Chip has done something clever in the P2 so that is was 1:8 for 8 cogs. Perhaps there is something here that can be done to make it 1:8 (ie a slot every clock instead of every 2 clocks)?
This lone would double the hub bandwidth.
I have no objections to anyone to taking the P1 design files and mangling them in anyway they like. How could I have? It's their code to do with as they please.
It's educational, especially for anyone getting into HDL and or CPU design for the first time. It will show us what works and what does not. What has useful benefits and so on.
If I find the will and the time I'll tweak on the Verilog myself. Not that I expect to be achieving anything significant or useful.
Besides someone may well have optimizations in mind that perfectly suit the application they have in mind that are not of general interest.
This whole "why asymmetric COGs are bad" idea may soon me demonstrated in a concrete way:)
Full speed ahead Peter.
I like Chip's "sausage grinder" on the P2 - way higher overall bandwdith, even if it does not help latency.

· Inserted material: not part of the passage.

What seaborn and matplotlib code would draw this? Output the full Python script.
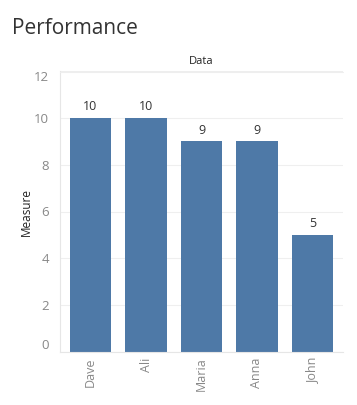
import matplotlib
matplotlib.use("Agg")
from matplotlib import pyplot as plt
import seaborn as sns
import pandas as pd

names = ["Dave", "Ali", "Maria", "Anna", "John"]
values = [10, 10, 9, 9, 5]
yticks = [0, 2, 4, 6, 8, 10, 12]

df = pd.DataFrame({"name": names, "value": values})

sns.set_style("white")
plt.rcParams["font.family"] = ["Open Sans", "DejaVu Sans"]

fig = plt.figure(figsize=(3.57, 4.05), dpi=100)
ax = fig.add_axes([60 / 357, 1 - 352 / 405, 283 / 357, 281 / 405])

sns.barplot(data=df, x="name", y="value", color="#4e79a7", saturation=1,
            width=0.75, linewidth=0, ax=ax)

for i, v in enumerate(values):
    ax.text(i, v + 0.2, str(v), ha="center", va="bottom", fontsize=9, color="#333333")

ax.set_ylim(0, 12)
ax.set_xlim(-0.55, 4.55)
ax.set_yticks(yticks)
ax.set_yticklabels([str(t) for t in yticks])
labs = ax.get_yticklabels()
labs[0].set_va("bottom")
labs[-1].set_va("top")
ax.tick_params(axis="y", length=0, labelsize=9.5, labelcolor="#888888", pad=8)
ax.tick_params(axis="x", length=0, labelsize=9, labelcolor="#888888", rotation=90, pad=4)
ax.grid(axis="y", color="#efefef", linewidth=0.8)
ax.set_axisbelow(True)

for s in ["top", "right"]:
    ax.spines[s].set_visible(False)
ax.spines["left"].set_color("#e6e6e6")
ax.spines["bottom"].set_color("#e6e6e6")
ax.set_xlabel("")
ax.set_ylabel("Measure", fontsize=8.5, color="#222222", labelpad=1)

fig.text(12 / 357, 1 - 28 / 405, "Performance", fontsize=15, color="#333333",
         va="center", ha="left")
fig.text((60 + 283 / 2) / 357, 1 - 62 / 405, "Data", fontsize=8, color="#222222",
         ha="center", va="center")
fig.add_artist(plt.Line2D([60 / 357, 343 / 357], [1 - 72 / 405, 1 - 72 / 405],
                          color="#eeeeee", linewidth=0.8))

fig.savefig("out.png", dpi=100)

Actually if the number of gates was there, the more slots the merrier. My back of the envelope calculations suggested there should be a minimum of four slots per cog, ideally 8 or more. This was based on expected bandwidth usage of low-to-medium bandwidth peripherals, vs. bandwidth hungry video and byte code / vm / lmm / hubexec cogs.
The best argument I remember that was made against many slots was the lower fMax due to the additional lookup.
What I really like about the Verilog release is that we can all try many different ideas!
Heck, I think it is only a matter of time before someone grafts on a Wishbone bus, and an FPU.
A simple trial/minimal auto-sizing version which has no config requirements, can be made by making the modulus equal to the Top used Cog.
eg If you know you will use 4 COGS eventually, then assign CogID of 3. to give a 4:1 scan density, or CogID=2 for 3 COGS and a 3:1 scan density.